Machine Learning sounded so sexy

I remembering loving these two words “Machine Learning” from the first time I heard the definition. I felt so much excitement about this topic and could not wait to learn more. I thought I could impress my family by telling them that I was teaching computers how to learn stuff, even though to this day, they still understand nothing about my job.

At first, the Machine Learning concepts were not difficult. However, the statistics behind certain models had a hard time sticking in my mind. Applying formulas and understanding the logic behind them had never been my strong point. Why did I end up in Data Science again? To get a full understanding of the inner workings of certain models, I often spent additional time researching how algorithms worked. I did not always need to know the details, I just wanted to. The more I researched, the more I realised how little I knew and how rich the topic was.

Visualizations also played a big role when I was getting stuck with a certain model or concept. For instance, I strongly preferred using graphs to learn the details of the gradient descent optimization or the differences between neural networks architectures.

Using my background as a strength

A background in Business Development can seem weak because it lacks technical skills and has very little connections to the two biggest subjects related to Data Science: programming and statistics. Anyone with a Computer Science degree or an Econometrics degree will obviously have some sort of advantage when it comes to efficient programming or the statistical aspects of Machine Learning models, sure.

Nevertheless, many seem to forget that soft skills in Data Scientists are extremely valuables. Next to applying powerful Machine Learning models, Data Scientists have to tell the story that the data is hiding, and no one wants to listen to a boring, platonic story.

Surprisingly, I realized during my Master thesis that I was quite decent at presenting, and that I could easily turn my models into simple concepts that non Data Scientists could understand. I would make up grocery stories to explain recommendation systems and potential scenarios to explain the measurements that I had obtained. As a Sales Specialist, I had spent 2 years presenting products to people, telling them stories to put the products into context, limiting it to the content that mattered to them, using words that made sense to them. Explaining the results of a Data Science project was not much different.

Moreover, the fact of having experienced the commercial side of any product or project can also help greatly when it comes to bridging the gap between business and technology needs. It can be useful to have some sort of translator to prevent confusion between people who speak the same language, just slightly differently.

Knowing my limits

When making a switch as big as this one, one has to be ready to put in a lot of efforts and to look at their own limits. I am very mindful about my own weaknesses and anyone should be, even geniuses who have been programming Neural Networks since before anyone knew what it really was. I am not the best at statistics and I am not the best at programming beautiful efficient code. However, I know how to take an opportunity to learn and who to learn from, when I see someone with better coding skills or that seems incredibly comfortable in statistics. No matter how much experience a Data Scientist have, this field is in constant motion and no Data Scientist should ever be done learning.

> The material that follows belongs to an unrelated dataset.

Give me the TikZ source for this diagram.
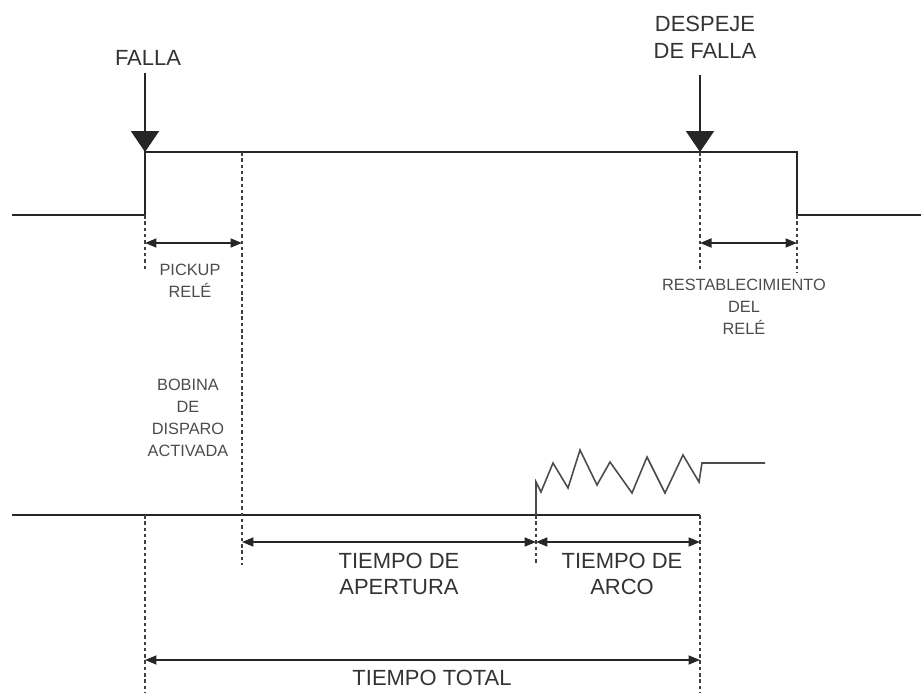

The beauty of Data Science is also the beauty of the different backgrounds that make up the field. Data has so much to tell, and data can be analysed and worked on from so many different angles. Even though certain backgrounds will make your progress a lot easier than others, any background will bring something new to the field. It can even become a real advantage depending on the type of data you might work with. The success of a career switch is often only determined by how much effort one puts in it.